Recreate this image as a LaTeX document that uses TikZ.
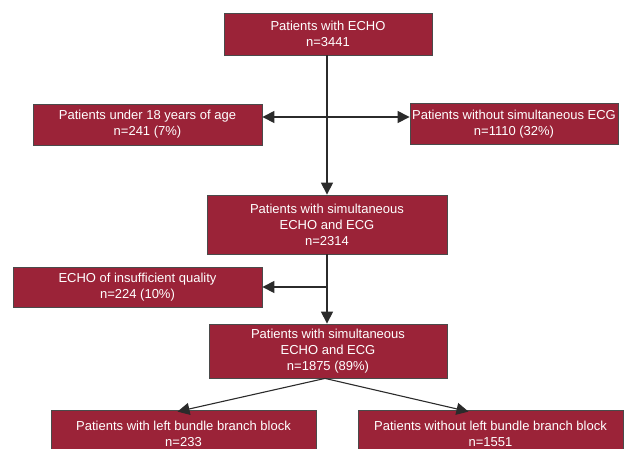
\documentclass[tikz,border=0pt]{standalone}
\usepackage{fontspec}
\setmainfont{Liberation Sans}
\usetikzlibrary{arrows.meta, positioning, calc}
\definecolor{flowred}{HTML}{9B2338}
\definecolor{flowredborder}{HTML}{4A4A4A}
\definecolor{flowline}{HTML}{2B2B2B}

\begin{document}
\begin{tikzpicture}[
      x=1pt, y=-1pt,
      stage/.style={draw=flowredborder, fill=flowred, text=white,
        line width=0.8pt, inner sep=1pt, align=center,
        font=\fontsize{13}{16}\selectfont},
      flow/.style={draw=flowline, line width=1.1pt,
        -{Triangle[length=12pt, width=12pt]}}
    ]
      \useasboundingbox (0,0) rectangle (627,448);
      \node[stage, minimum width=208pt, minimum height=42pt] (echo)
        at (328,34) {Patients with ECHO\\n=3441};
      \node[stage, minimum width=229pt, minimum height=41pt] (under18)
        at (147.5,124.5) {Patients under 18 years of age\\n=241 (7\%)};
      \node[stage, minimum width=208pt, minimum height=41pt] (nosimul)
        at (514,124) {Patients without simultaneous ECG\\n=1110 (32\%)};
      \node[stage, minimum width=240pt, minimum height=59pt] (withboth)
        at (327,224.5) {Patients with simultaneous\\ECHO and ECG\\n=2314};
      \node[stage, minimum width=249pt, minimum height=40pt] (lowquality)
        at (137.5,287) {ECHO of insufficient quality\\n=224 (10\%)};
      \node[stage, minimum width=238pt, minimum height=54pt] (final)
        at (328,351) {Patients with simultaneous\\ECHO and ECG\\n=1875 (89\%)};
      \node[stage, minimum width=265pt, minimum height=48pt] (withlbbb)
        at (183.5,434) {Patients with left bundle branch block\\n=233};
      \node[stage, minimum width=265pt, minimum height=48pt] (nolbbb)
        at (490.5,434) {Patients without left bundle branch block\\n=1551};
      % exclusions branch off the trunk
      \coordinate (split1) at (327,117);
      \coordinate (split2) at (327,287);
      \draw[flow] (echo.south -| split1) -- (split1 |- withboth.north);
      \draw[flow] (split1) -- (under18.east |- split1);
      \draw[flow] (split1) -- (nosimul.west |- split1);
      \draw[flow] (withboth.south -| split2) -- (split2 |- final.north);
      \draw[flow] (split2) -- (lowquality.east);
      \draw[flow] ([xshift=-3pt]final.south) -- ([xshift=-6pt, yshift=-2pt]withlbbb.north);
      \draw[flow] ([xshift=-3pt]final.south) -- ([xshift=-22pt, yshift=-2pt]nolbbb.north);
    \end{tikzpicture}
\end{document}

Problem details: Return the whole listing, word for word, and leave out every picture.

Task answer:
Recreate this image as a LaTeX document that uses TikZ.
\documentclass[tikz,border=0pt]{standalone}
\usepackage{fontspec}
\setmainfont{Liberation Sans}
\usetikzlibrary{arrows.meta, positioning, calc}
\definecolor{flowred}{HTML}{9B2338}
\definecolor{flowredborder}{HTML}{4A4A4A}
\definecolor{flowline}{HTML}{2B2B2B}

\begin{document}
\begin{tikzpicture}[
      x=1pt, y=-1pt,
      stage/.style={draw=flowredborder, fill=flowred, text=white,
        line width=0.8pt, inner sep=1pt, align=center,
        font=\fontsize{13}{16}\selectfont},
      flow/.style={draw=flowline, line width=1.1pt,
        -{Triangle[length=12pt, width=12pt]}}
    ]
      \useasboundingbox (0,0) rectangle (627,448);
      \node[stage, minimum width=208pt, minimum height=42pt] (echo)
        at (328,34) {Patients with ECHO\\n=3441};
      \node[stage, minimum width=229pt, minimum height=41pt] (under18)
        at (147.5,124.5) {Patients under 18 years of age\\n=241 (7\%)};
      \node[stage, minimum width=208pt, minimum height=41pt] (nosimul)
        at (514,124) {Patients without simultaneous ECG\\n=1110 (32\%)};
      \node[stage, minimum width=240pt, minimum height=59pt] (withboth)
        at (327,224.5) {Patients with simultaneous\\ECHO and ECG\\n=2314};
      \node[stage, minimum width=249pt, minimum height=40pt] (lowquality)
        at (137.5,287) {ECHO of insufficient quality\\n=224 (10\%)};
      \node[stage, minimum width=238pt, minimum height=54pt] (final)
        at (328,351) {Patients with simultaneous\\ECHO and ECG\\n=1875 (89\%)};
      \node[stage, minimum width=265pt, minimum height=48pt] (withlbbb)
        at (183.5,434) {Patients with left bundle branch block\\n=233};
      \node[stage, minimum width=265pt, minimum height=48pt] (nolbbb)
        at (490.5,434) {Patients without left bundle branch block\\n=1551};
      % exclusions branch off the trunk
      \coordinate (split1) at (327,117);
      \coordinate (split2) at (327,287);
      \draw[flow] (echo.south -| split1) -- (split1 |- withboth.north);
      \draw[flow] (split1) -- (under18.east |- split1);
      \draw[flow] (split1) -- (nosimul.west |- split1);
      \draw[flow] (withboth.south -| split2) -- (split2 |- final.north);
      \draw[flow] (split2) -- (lowquality.east);
      \draw[flow] ([xshift=-3pt]final.south) -- ([xshift=-6pt, yshift=-2pt]withlbbb.north);
      \draw[flow] ([xshift=-3pt]final.south) -- ([xshift=-22pt, yshift=-2pt]nolbbb.north);
    \end{tikzpicture}
\end{document}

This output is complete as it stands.